It all started when AP art teacher Dorrie Coleman came up with the idea to see if she could be sneaky, but not in a devious way. She wanted to get people to look forward to something, give them another reason to smile while roaming the halls at PHS.
And what gives students something to giggle about more than seeing rubber ducks and other bizarre items around the school?
“I started with the ducks in August with staff,” Coleman said. “They were starting to find these things, and nobody could figure out where they were coming from, and I really kind of enjoyed that.”
Hiding ducks for the teachers and staff sparked an even bigger idea, to start hiding other trinkets each month for the student body to join in on the comedic hunt.
“People are now waiting for the next month, wondering what the next thing is going to be,” Coleman said.
Coleman has been finding obscure places to hide her items, and where the staff and students are finding them are far from ordinary hiding locations.
“I would float them in the ice bath where the cream cheese was or on top of the coffee maker or on top of Mr.

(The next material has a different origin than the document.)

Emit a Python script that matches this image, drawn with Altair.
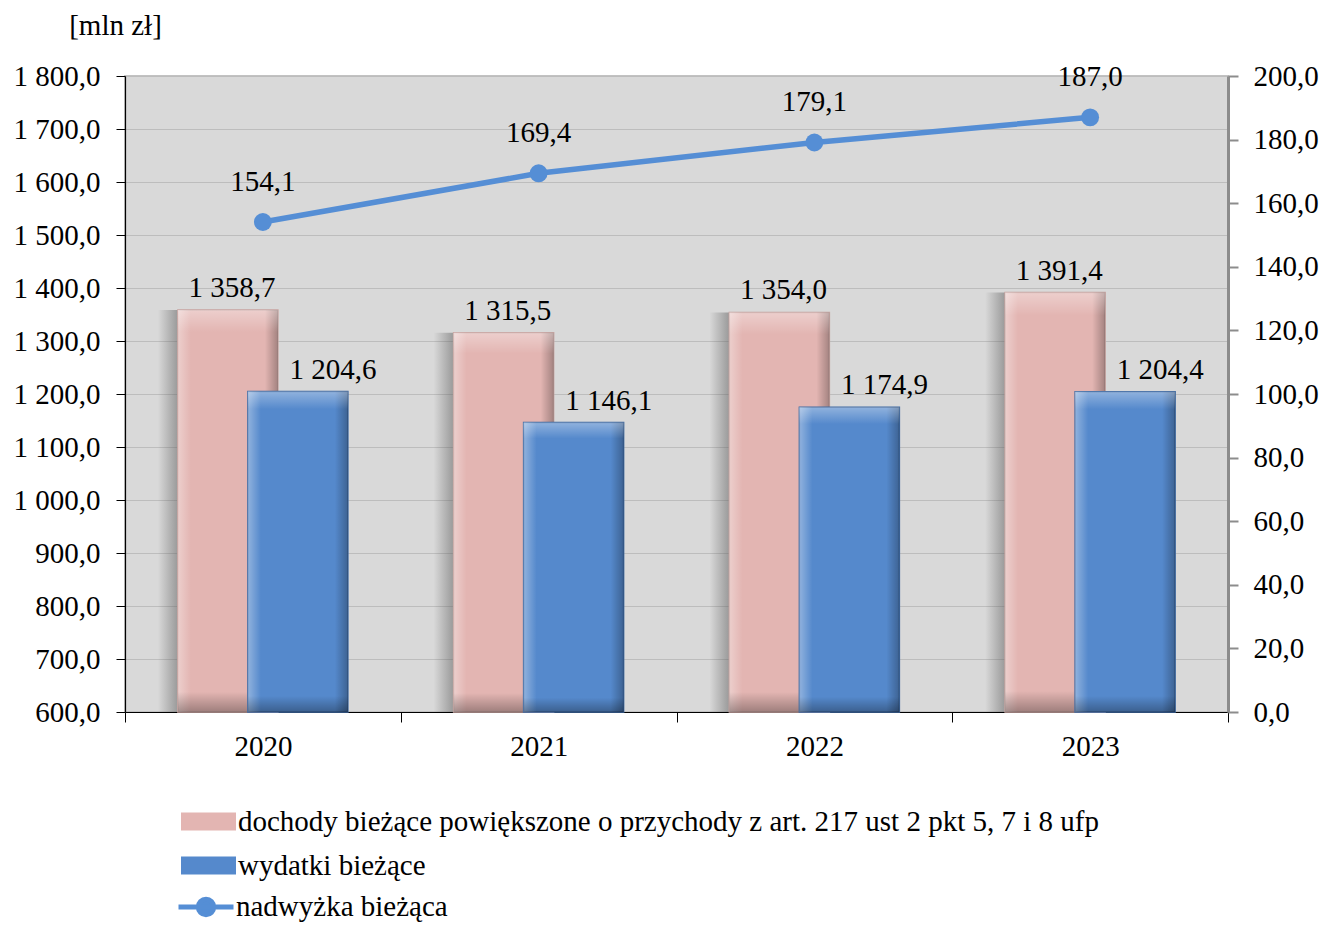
import altair as alt
import pandas as pd

years = ["2020", "2021", "2022", "2023"]
dochody = [1358.7, 1315.5, 1354.0, 1391.4]
wydatki = [1204.6, 1146.1, 1174.9, 1204.4]
nadwyzka = [154.1, 169.4, 179.1, 187.0]
series_names = [
    "dochody bieżące powiększone o przychody z art. 217 ust 2 pkt 5, 7 i 8 ufp",
    "wydatki bieżące",
]
line_name = "nadwyżka bieżąca"
left_ticks = list(range(600, 1801, 100))
right_ticks = list(range(0, 201, 20))
unit_title = "[mln zł]"

PINK = "#e3b5b2"
BLUE = "#5589cc"
LINE = "#558ed5"
FONT = "Liberation Serif"
FS = 29


def pl(v):
    return f"{v:,.1f}".replace(",", " ").replace(".", ",")


df_d = pd.DataFrame({"year": years, "value": dochody, "series": series_names[0],
                     "label": [pl(v) for v in dochody]})
df_w = pd.DataFrame({"year": years, "value": wydatki, "series": series_names[1],
                     "label": [pl(v) for v in wydatki]})
df_n = pd.DataFrame({"year": years, "value": nadwyzka, "series": line_name,
                     "label": [pl(v) for v in nadwyzka]})

LEXPR = "replace(replace(format(datum.value, ',.1f'), ',', ' '), '.', ',')"

x = alt.X("year:N", scale=alt.Scale(domain=years, paddingInner=0, paddingOuter=0),
          axis=alt.Axis(title=None, labelAngle=0, tickBand="extent", tickSize=10,
                        tickColor="black", domainColor="black", domainWidth=1.2,
                        labelPadding=10, labelFont=FONT, labelFontSize=FS,
                        labelColor="black", grid=False))

lscale = alt.Scale(domain=[600, 1800], nice=False, zero=False)
yl = alt.Y("value:Q", scale=lscale,
           axis=alt.Axis(values=left_ticks, labelExpr=LEXPR, tickSize=9, tickColor="black",
                         domainColor="black", domainWidth=1.2, labelPadding=16,
                         labelFont=FONT, labelFontSize=FS, labelColor="black",
                         grid=True, gridColor="#bdbdbd", gridWidth=1.2,
                         title=unit_title, titleAngle=0, titleX=-10, titleY=-51,
                         titleAlign="center", titleBaseline="middle", titleFont=FONT,
                         titleFontSize=FS, titleFontWeight="normal", titleColor="black"))
y2 = alt.Y2(datum=600)

fill_scale = alt.Scale(domain=series_names, range=[PINK, BLUE])
bar_legend = alt.Legend(title=None, orient="none", legendX=56, legendY=718,
                        direction="vertical", padding=0,
                        symbolType="M-1,-0.33L1,-0.33L1,0.33L-1,0.33Z", symbolSize=3025,
                        symbolStrokeWidth=0, symbolOpacity=1,
                        labelFont=FONT, labelFontSize=FS, labelColor="black",
                        labelOffset=2, labelLimit=2000, rowPadding=1)
line_legend = alt.Legend(title=None, orient="none", legendX=51, legendY=801,
                         direction="vertical", padding=0,
                         symbolType="M-1,0L1,0M-0.28,0A0.28,0.28,0,1,0,0.28,0A0.28,0.28,0,1,0,-0.28,0Z",
                         symbolSize=3025, symbolStrokeWidth=5, symbolFillColor=LINE,
                         labelFont=FONT, labelFontSize=FS, labelColor="black",
                         labelOffset=0, labelLimit=2000)

shadow_grad = alt.Gradient(gradient="linear", x1=0, x2=1, y1=0, y2=0, stops=[
    alt.GradientStop(offset=0, color="rgba(90,90,90,0)"),
    alt.GradientStop(offset=0.2, color="rgba(90,90,90,0.5)"),
    alt.GradientStop(offset=1, color="rgba(90,90,90,0.5)")])
bevel_x = alt.Gradient(gradient="linear", x1=0, x2=1, y1=0, y2=0, stops=[
    alt.GradientStop(offset=0, color="rgba(255,255,255,0.35)"),
    alt.GradientStop(offset=0.13, color="rgba(255,255,255,0)"),
    alt.GradientStop(offset=0.87, color="rgba(0,0,0,0)"),
    alt.GradientStop(offset=1, color="rgba(0,0,0,0.28)")])
bevel_y = alt.Gradient(gradient="linear", x1=0, x2=0, y1=0, y2=1, stops=[
    alt.GradientStop(offset=0, color="rgba(255,255,255,0.35)"),
    alt.GradientStop(offset=0.055, color="rgba(255,255,255,0)"),
    alt.GradientStop(offset=0.95, color="rgba(0,0,0,0)"),
    alt.GradientStop(offset=1, color="rgba(0,0,0,0.3)")])

BW = 100
OFF = 35

# pink bars
d_base = alt.Chart(df_d)
p_shadow = d_base.mark_bar(width=BW, xOffset=-OFF - 20, fill=shadow_grad).encode(x=x, y=yl, y2=y2)
p_bar = d_base.mark_bar(width=BW, xOffset=-OFF, stroke="#c7a3a0", strokeWidth=1.5).encode(
    x=x, y=yl, y2=y2,
    fill=alt.Fill("series:N", scale=fill_scale, legend=bar_legend))
p_bx = d_base.mark_bar(width=BW, xOffset=-OFF, fill=bevel_x).encode(x=x, y=yl, y2=y2)
p_by = d_base.mark_bar(width=BW, xOffset=-OFF, fill=bevel_y).encode(x=x, y=yl, y2=y2)
p_lab = d_base.mark_text(dx=-31, dy=-22, font=FONT, fontSize=FS, color="black",
                         baseline="middle").encode(x=x, y=yl, text="label:N")

# blue bars
w_base = alt.Chart(df_w)
b_bar = w_base.mark_bar(width=BW, xOffset=OFF, stroke="#3f6aa3", strokeWidth=1.5).encode(
    x=x, y=yl, y2=y2,
    fill=alt.Fill("series:N", scale=fill_scale, legend=bar_legend))
b_bx = w_base.mark_bar(width=BW, xOffset=OFF, fill=bevel_x).encode(x=x, y=yl, y2=y2)
b_by = w_base.mark_bar(width=BW, xOffset=OFF, fill=bevel_y).encode(x=x, y=yl, y2=y2)
b_lab = w_base.mark_text(dx=70, dy=-22, font=FONT, fontSize=FS, color="black",
                         baseline="middle").encode(x=x, y=yl, text="label:N")

left = alt.layer(p_shadow, p_bar, p_bx, p_by, b_bar, b_bx, b_by, p_lab, b_lab)

# line on the right axis
rscale = alt.Scale(domain=[0, 200], nice=False, zero=True)
yr = alt.Y("value:Q", scale=rscale,
           axis=alt.Axis(orient="right", values=right_ticks, labelExpr=LEXPR, tickSize=10,
                         tickColor="#8c8c8c", tickWidth=2, domainColor="#8c8c8c",
                         domainWidth=3, labelPadding=15, labelFont=FONT, labelFontSize=FS,
                         labelColor="black", grid=False, title=None))
n_base = alt.Chart(df_n)
n_line = n_base.mark_line(strokeWidth=5.5).encode(
    x=x, y=yr,
    stroke=alt.Stroke("series:N", scale=alt.Scale(domain=[line_name], range=[LINE]),
                      legend=line_legend))
n_pts = n_base.mark_point(filled=True, size=320, color=LINE, opacity=1).encode(x=x, y=yr)
n_lab = n_base.mark_text(dy=-40, font=FONT, fontSize=FS, color="black",
                         baseline="middle").encode(x=x, y=yr, text="label:N")
right = alt.layer(n_line, n_pts, n_lab)

chart = alt.layer(left, right).resolve_scale(y="independent").properties(
    width=1103, height=636,
    padding={"left": 117, "top": 68, "right": 100, "bottom": 212},
    autosize=alt.AutoSizeParams(type="none"),
    background="white",
).configure_view(fill="#d9d9d9", stroke="#c2c2c2", strokeWidth=2)

chart.save("out.html", embed_options={"renderer": "svg", "actions": False})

Sunich’s computer, just really random and bizarre places,” Coleman said.
Through the activity of cloaking her knickknacks, Colemon has discovered that sometimes things do not need to be hidden in hard-to-find places, but rather hidden in plain sight and nobody will notice.

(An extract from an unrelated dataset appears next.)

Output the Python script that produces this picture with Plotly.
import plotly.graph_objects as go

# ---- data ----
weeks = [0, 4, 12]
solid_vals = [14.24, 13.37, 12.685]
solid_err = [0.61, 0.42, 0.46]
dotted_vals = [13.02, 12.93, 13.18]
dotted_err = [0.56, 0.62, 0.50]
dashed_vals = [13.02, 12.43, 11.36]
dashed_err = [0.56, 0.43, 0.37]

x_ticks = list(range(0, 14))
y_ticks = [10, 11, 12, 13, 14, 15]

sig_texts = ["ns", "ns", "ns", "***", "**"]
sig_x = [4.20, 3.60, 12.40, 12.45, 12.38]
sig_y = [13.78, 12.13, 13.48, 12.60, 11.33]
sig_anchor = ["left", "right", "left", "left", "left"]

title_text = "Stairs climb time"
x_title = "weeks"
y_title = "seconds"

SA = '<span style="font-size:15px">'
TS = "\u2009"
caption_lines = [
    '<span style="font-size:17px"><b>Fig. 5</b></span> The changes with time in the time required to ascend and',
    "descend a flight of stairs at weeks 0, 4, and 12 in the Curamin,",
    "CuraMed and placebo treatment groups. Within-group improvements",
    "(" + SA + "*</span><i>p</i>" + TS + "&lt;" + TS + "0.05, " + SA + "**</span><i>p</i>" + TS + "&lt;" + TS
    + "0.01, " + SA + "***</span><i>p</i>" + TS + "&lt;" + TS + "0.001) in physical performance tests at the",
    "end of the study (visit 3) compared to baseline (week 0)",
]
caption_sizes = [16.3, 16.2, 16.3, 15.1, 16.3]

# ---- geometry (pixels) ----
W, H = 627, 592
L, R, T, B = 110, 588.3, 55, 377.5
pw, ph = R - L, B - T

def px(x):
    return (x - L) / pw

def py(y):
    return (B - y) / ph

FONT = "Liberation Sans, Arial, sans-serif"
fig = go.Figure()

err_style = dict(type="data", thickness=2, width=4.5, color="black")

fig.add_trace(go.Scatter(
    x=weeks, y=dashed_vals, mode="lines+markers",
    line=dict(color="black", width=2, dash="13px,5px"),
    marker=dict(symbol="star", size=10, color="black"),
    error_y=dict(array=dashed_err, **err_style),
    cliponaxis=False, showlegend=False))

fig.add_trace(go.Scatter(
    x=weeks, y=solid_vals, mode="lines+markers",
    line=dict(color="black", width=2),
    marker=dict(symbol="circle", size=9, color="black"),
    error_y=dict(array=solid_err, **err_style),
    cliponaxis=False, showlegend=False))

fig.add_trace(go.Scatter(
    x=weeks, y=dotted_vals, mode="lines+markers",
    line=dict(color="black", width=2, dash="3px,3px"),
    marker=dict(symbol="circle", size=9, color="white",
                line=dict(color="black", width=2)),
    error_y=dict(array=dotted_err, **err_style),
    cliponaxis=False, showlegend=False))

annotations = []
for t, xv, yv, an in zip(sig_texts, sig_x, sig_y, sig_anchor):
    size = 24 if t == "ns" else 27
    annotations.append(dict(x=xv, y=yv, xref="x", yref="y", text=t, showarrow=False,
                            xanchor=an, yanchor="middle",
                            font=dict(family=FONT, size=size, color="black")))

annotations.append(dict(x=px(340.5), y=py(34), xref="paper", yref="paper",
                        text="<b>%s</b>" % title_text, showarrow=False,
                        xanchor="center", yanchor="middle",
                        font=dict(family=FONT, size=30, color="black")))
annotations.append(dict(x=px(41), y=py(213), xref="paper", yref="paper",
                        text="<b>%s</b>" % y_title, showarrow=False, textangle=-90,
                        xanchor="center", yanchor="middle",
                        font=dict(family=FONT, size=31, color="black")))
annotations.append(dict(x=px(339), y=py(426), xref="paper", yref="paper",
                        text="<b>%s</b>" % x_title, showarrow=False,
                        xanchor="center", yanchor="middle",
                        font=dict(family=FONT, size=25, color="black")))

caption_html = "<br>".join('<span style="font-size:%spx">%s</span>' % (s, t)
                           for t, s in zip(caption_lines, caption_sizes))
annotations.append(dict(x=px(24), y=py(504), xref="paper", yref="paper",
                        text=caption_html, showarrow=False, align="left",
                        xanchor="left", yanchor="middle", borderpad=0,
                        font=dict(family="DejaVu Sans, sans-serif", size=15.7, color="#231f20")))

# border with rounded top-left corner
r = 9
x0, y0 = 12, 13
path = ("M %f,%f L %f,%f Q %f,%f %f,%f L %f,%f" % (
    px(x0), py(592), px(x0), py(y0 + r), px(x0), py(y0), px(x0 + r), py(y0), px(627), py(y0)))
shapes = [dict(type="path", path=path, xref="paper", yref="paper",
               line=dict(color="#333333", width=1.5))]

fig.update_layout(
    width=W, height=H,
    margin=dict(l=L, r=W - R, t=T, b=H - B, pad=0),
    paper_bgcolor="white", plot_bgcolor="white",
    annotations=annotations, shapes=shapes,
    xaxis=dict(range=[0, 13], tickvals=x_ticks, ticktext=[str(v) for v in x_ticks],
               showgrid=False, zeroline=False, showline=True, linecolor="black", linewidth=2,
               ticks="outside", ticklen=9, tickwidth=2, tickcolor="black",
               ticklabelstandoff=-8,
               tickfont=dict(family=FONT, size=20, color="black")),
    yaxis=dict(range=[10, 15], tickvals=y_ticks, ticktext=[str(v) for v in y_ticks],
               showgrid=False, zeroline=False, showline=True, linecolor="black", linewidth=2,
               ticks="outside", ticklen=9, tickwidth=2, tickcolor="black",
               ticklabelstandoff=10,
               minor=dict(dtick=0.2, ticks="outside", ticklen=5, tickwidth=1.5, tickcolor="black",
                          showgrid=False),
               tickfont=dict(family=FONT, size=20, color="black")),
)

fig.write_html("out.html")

“I found that while I am talking to you, I can place something down on the table and you’d never know that that’s what I was doing,” Coleman said.
Coleman has found it amusing how easy it can be to hide items in wide-open spaces, and students don’t double take to find them there.
“It’s kind of funny,” Coleman said. “I can literally put them out while people are watching and they don’t even realize that that’s what I’ve done; it’s kind of great.”